When I was a young mother I wanted nothing more than to be a stay at home mom. But when you marry a student, a studying-for-the-ministry student at that, the odds of being a single income family are slim. Very slim indeed. And so for the most part it never really worked out for me to be a stay at home mom. We were creative in my income earning endeavors. I worked nights. I had an in-home crafting business. I worked days and worked my hours around my husbands hours so in all those years we only had a daycare provider for just a few months. Mostly, as Dr. Laura used to say - my husband and I were our kids parents. But in my heart of hearts, I didn't want to go to work - I just wanted to be a mom. And I always said if I couldn't be a stay at home mom then someday, SOMEDAY I was going to be a stay at home grandmother.
I never realized how prophetic those words would become.
The last 12 years I have been working at the university that all of my daughters have attended and graduated from. Since Jess will be graduating in May it has made me realize that I now have some options.
And who doesn't like options?
My two daughters, who are working mama's, have realized I have options as well. And they have begged politely asked me to quit my job and help them take care of their babies since they have to work outside the home for this season in time. How I wish I could have had my mother looking out for my babies in those early years - it would have been so comforting to me.
The whole thought of having such an important role in my grandbabies lives fills me with joy and wonderment and in some ways I feel as though "the years the locusts have eaten are being restored to me". Not in the sense that I get to be a mother again, but that I get to enjoy this newest season of my life to the fullest in a way that will be most fulfilling and satisfying to me. I see it as a gift. An opportunity to invest myself completely in the lives of four little ones who have so many gifts and abilities and possibilities to offer our world. They are so amazing!

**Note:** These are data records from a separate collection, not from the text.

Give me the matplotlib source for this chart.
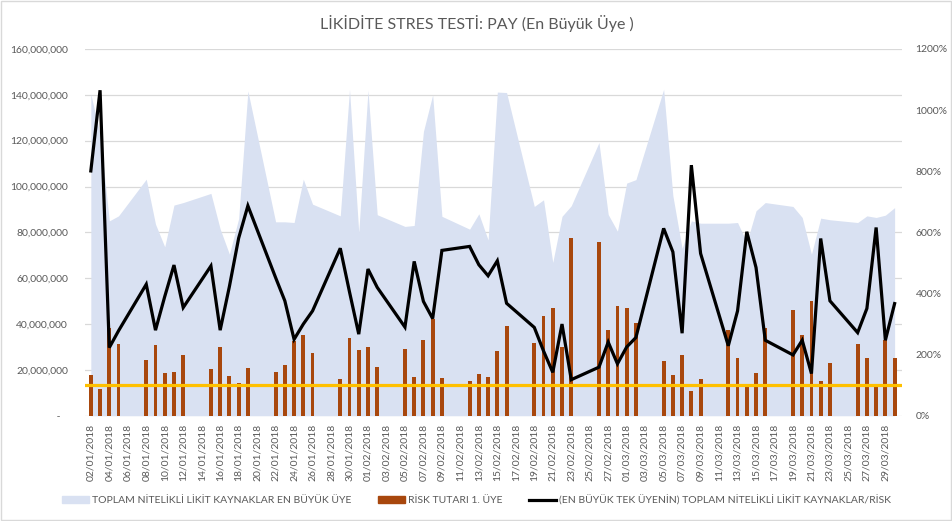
import matplotlib
matplotlib.use("Agg")
import matplotlib.pyplot as plt
import numpy as np
import pandas as pd
from matplotlib.ticker import FuncFormatter, MultipleLocator
from matplotlib.patches import Patch, Rectangle
from matplotlib.lines import Line2D

plt.rcParams['font.family'] = ['Lato', 'DejaVu Sans']

# business days 02/01/2018 - 30/03/2018
days = pd.bdate_range("2018-01-02", "2018-03-30")
start = pd.Timestamp("2018-01-02")

# toplam nitelikli likit kaynaklar (million TL)
liquid_m = [140.3, 123, 85, 87.2, 103.2, 83.6, 73.7, 91.9, 93, 97, 81.5, 70.5, 86, 141.7,
            84.6, 84.6, 84.3, 103.2, 92.3, 87.2, 142.4, 80,
            142, 87.7, 82.6, 83, 124, 140, 87, 81.4, 88.1, 76.7, 141.2, 141, 91.3, 94.2,
            66.9, 87, 91.6, 119.2, 87.8, 80.5,
            101.5, 103, 142.4, 96, 73, 85, 84, 84, 84.3, 75.6, 89.4, 93, 91.3, 86.5,
            70.5, 86.2, 85.5, 84.3, 87.2, 86.5, 87.5, 90.8]

# risk tutari 1. uye (million TL)
risk_m = [17.7, 11.6, 38.5, 31.3, 24.4, 30.8, 18.5, 19, 26.5, 20.2, 29.8, 17.2, 14.5, 20.8,
          18.9, 22.2, 32.7, 35.3, 27.2, 16, 33.9, 28.6,
          29.8, 21.4, 29.1, 17, 33, 42.2, 16.4, 15, 18.2, 17, 28.3, 39.2, 31.7, 43.6,
          46.8, 29.8, 77.5, 75.9, 37.4, 47.7,
          46.9, 40.3, 23.7, 17.7, 26.5, 10.6, 16, 37.4, 25.1, 13.1, 18.6, 38.5, 46.1, 35.2,
          50.1, 15, 23, 31.3, 25.4, 13.5, 33.1, 25.4]

# kaynaklar / risk (%)
ratio_pct = [801, 1065, 223, 278, 430, 280, 390, 493, 354, 490, 280, 423, 581, 687,
             452, 376, 250, 300, 343, 548, 405, 267,
             480, 420, 290, 505, 374, 318, 541, 554, 494, 458, 507, 368, 289, 212,
             142, 300, 118, 159, 241, 170,
             225, 256, 613, 536, 270, 820, 531, 229, 343, 602, 485, 247, 199, 247,
             138, 580, 376, 272, 351, 616, 247, 367]

threshold_pct = 100

x = np.array([(d - start).days for d in days])
liquid = np.array(liquid_m) * 1e6
risk = np.array(risk_m) * 1e6

fig = plt.figure(figsize=(9.53, 5.21), dpi=100)
ax = fig.add_axes([0.089, 0.202, 0.857, 0.704])
ax2 = ax.twinx()

gray = "#595959"
bar_col = "#A8470D"
ax.fill_between(x, 0, liquid, color="#D9E1F2", lw=0, zorder=1)
ax.bar(x, risk, width=0.42, color=bar_col, zorder=2)

ax2.plot(x, ratio_pct, color="black", lw=2.3, zorder=4, solid_joinstyle="miter")
ax2.axhline(threshold_pct, color="#FFC000", lw=2.3, zorder=3)

ax.set_ylim(0, 160e6)
ax2.set_ylim(0, 1200)
ax.set_xlim(-0.65, 87.75)

ax.yaxis.set_major_locator(MultipleLocator(20e6))
ax.yaxis.set_major_formatter(FuncFormatter(lambda v, p: " -   " if v == 0 else f"{v:,.0f}"))
ax2.yaxis.set_major_locator(MultipleLocator(200))
ax2.yaxis.set_major_formatter(FuncFormatter(lambda v, p: f"{v:.0f}%"))

ax.grid(axis="y", color="#D9D9D9", lw=0.9, zorder=0)
ax.set_axisbelow(True)

all_days = pd.date_range("2018-01-02", "2018-03-30")
tick_days = all_days[::2]
ax.set_xticks([(d - start).days for d in tick_days])
ax.set_xticklabels([d.strftime("%d/%m/%Y") for d in tick_days], rotation=90)

for a in (ax, ax2):
    for s in a.spines.values():
        s.set_visible(False)
    a.tick_params(length=0, colors=gray, labelsize=7.5)
ax.tick_params(axis="y", pad=12)
ax2.tick_params(axis="y", pad=10)
ax.tick_params(axis="x", pad=6)

fig.text(0.5, 0.955, "LİKİDİTE STRES TESTİ: PAY (En Büyük Üye )", ha="center", va="center",
         fontsize=11.5, color=gray)

handles = [Patch(color="#D9E1F2"), Patch(color=bar_col), Line2D([], [], color="black", lw=2.3)]
labels = ["TOPLAM NİTELİKLİ LİKİT KAYNAKLAR EN BÜYÜK ÜYE", "RİSK TUTARI 1. ÜYE",
          "(EN BÜYÜK TEK ÜYENİN) TOPLAM NİTELİKLİ LİKİT KAYNAKLAR/RİSK"]
leg = fig.legend(handles, labels, loc="center", bbox_to_anchor=(0.5, 0.04), ncol=3,
                 frameon=False, fontsize=7.5, handlelength=2.6, handleheight=0.6,
                 handletextpad=0.25, columnspacing=2.6)
for t in leg.get_texts():
    t.set_color(gray)

fig.patches.append(Rectangle((0.001, 0.002), 0.997, 0.996, transform=fig.transFigure,
                             fill=False, edgecolor="#D9D9D9", lw=1))

fig.savefig("out.png", dpi=100)
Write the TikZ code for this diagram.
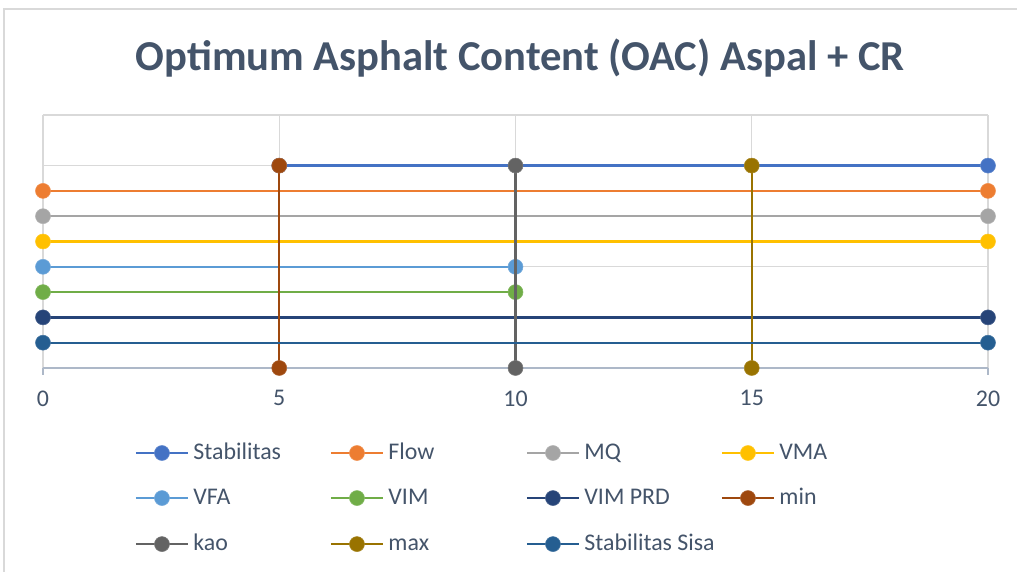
\documentclass[tikz,border=0pt]{standalone}
\usepackage{fontspec}
\setmainfont{Carlito}
\usetikzlibrary{positioning}

\definecolor{stabcol}{HTML}{4472C4}
\definecolor{flowcol}{HTML}{ED7D31}
\definecolor{mqcol}{HTML}{A5A5A5}
\definecolor{vmacol}{HTML}{FFC000}
\definecolor{vfacol}{HTML}{5B9BD5}
\definecolor{vimcol}{HTML}{70AD47}
\definecolor{prdcol}{HTML}{264478}
\definecolor{mincol}{HTML}{9E480E}
\definecolor{kaocol}{HTML}{636363}
\definecolor{maxcol}{HTML}{997300}
\definecolor{sisacol}{HTML}{255E91}
\definecolor{gridcol}{HTML}{D9D9D9}
\definecolor{axiscol}{HTML}{ADB8C8}
\definecolor{textcol}{HTML}{44546A}

\tikzset{
  dot/.style={circle, fill=#1, draw=#1!85!white, line width=0.4pt, inner sep=0pt, minimum size=0.375cm},
  serie/.style={draw=#1, line width=1.6pt},
  gridline/.style={draw=gridcol, line width=0.9pt},
  legtext/.style={anchor=west, inner sep=0pt, text height=2.4ex, text depth=0.5ex,
                  text=textcol, font=\fontsize{17}{20}\selectfont},
}

\begin{document}
\begin{tikzpicture}[x=1.18125cm, y=0.6325cm]
  \useasboundingbox (-0.910,-8.063) rectangle (20.614,14.545);
  % chart frame
  \draw[gridcol, line width=0.8pt] (-0.825,-8.063) -- (-0.825,14.19) -- (20.614,14.19);

  % Title
  \node[text=textcol, font=\fontsize{30.3}{36}\selectfont\bfseries] (title) at (10.095,12.25)
    {Optimum Asphalt Content (OAC) Aspal + CR};

  % Grid
  \foreach \gx in {0,5,10,15,20}
    \draw[gridline] (\gx,0) -- (\gx,10);
  \foreach \gy in {4,8,10}
    \draw[gridline] (0,\gy) -- (20,\gy);
  \draw[axiscol, line width=0.9pt] (0,0) -- (20,0);
  \foreach \gx in {0,5,10,15,20} {
    \draw[axiscol, line width=0.9pt] (\gx,0) -- (\gx,-0.28);
    \node[text=textcol, font=\fontsize{17}{20}\selectfont] (tick\gx) at (\gx,-1.2) {\gx};
  }

  % Series points
  \coordinate (stabA) at (5,8);   \coordinate (stabB) at (20,8);
  \coordinate (flowA) at (0,7);   \coordinate (flowB) at (20,7);
  \coordinate (mqA) at (0,6);     \coordinate (mqB) at (20,6);
  \coordinate (vmaA) at (0,5);    \coordinate (vmaB) at (20,5);
  \coordinate (vfaA) at (0,4);    \coordinate (vfaB) at (10,4);
  \coordinate (vimA) at (0,3);    \coordinate (vimB) at (10,3);
  \coordinate (prdA) at (0,2);    \coordinate (prdB) at (20,2);
  \coordinate (minA) at (5,0);    \coordinate (minB) at (5,8);
  \coordinate (kaoA) at (10,0);   \coordinate (kaoB) at (10,8);
  \coordinate (maxA) at (15,0);   \coordinate (maxB) at (15,8);
  \coordinate (sisaA) at (0,1);   \coordinate (sisaB) at (20,1);

  % Series lines and markers
  \foreach \s/\col in {stab/stabcol, flow/flowcol, mq/mqcol, vma/vmacol, vfa/vfacol,
                       vim/vimcol, prd/prdcol, min/mincol, kao/kaocol, max/maxcol, sisa/sisacol} {
    \draw[serie=\col] (\s A) -- (\s B);
    \node[dot=\col] (\s A dot) at (\s A) {};
    \node[dot=\col] (\s B dot) at (\s B) {};
  }

  % Legend
  \foreach \name/\col/\lx/\ly in {Stabilitas/stabcol/1.968/-3.36, Flow/flowcol/6.095/-3.36,
      MQ/mqcol/10.243/-3.36, VMA/vmacol/14.370/-3.36,
      VFA/vfacol/1.968/-5.14, VIM/vimcol/6.095/-5.14,
      VIM PRD/prdcol/10.243/-5.14, min/mincol/14.370/-5.14,
      kao/kaocol/1.968/-6.96, max/maxcol/6.095/-6.96,
      Stabilitas Sisa/sisacol/10.243/-6.96} {
    \coordinate (lg\col a) at (\lx,\ly);
    \coordinate (lg\col b) at (\lx+1.10,\ly);
    \draw[serie=\col] (lg\col a) -- (lg\col b);
    \node[dot=\col] (lg\col dot) at (\lx+0.55,\ly) {};
    \node[legtext] (lg\col text) at (\lx+1.21,\ly) {\name};
  }
\end{tikzpicture}
\end{document}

So, mid-January I will be hanging up my "Career woman" hat for good (I can't believe I am typing those words!) and putting on my Grandmother hat - on a 40 hour a week basis! I am so happy about this.
Do I expect it to be easy? No
Do I expect to be exhausted? Yes
Do I worry if I can do a good enough job? Yes
Have a wondered what I am getting myself into? A little
But overall, I have a peace about it. I have so many plans and ideas I can't wait to try out. I am putting together a little pre-school program for my 3 year olds and am working out a structured schedule to keep every day. I am a strong proponent of stucture and believe with four little ones it will be the key to success! I look so forward to being in their little lives so much of the time. This just feels like a natural progression for me and I couldn't be more thrilled about it.
The future is looking very, very happy to me!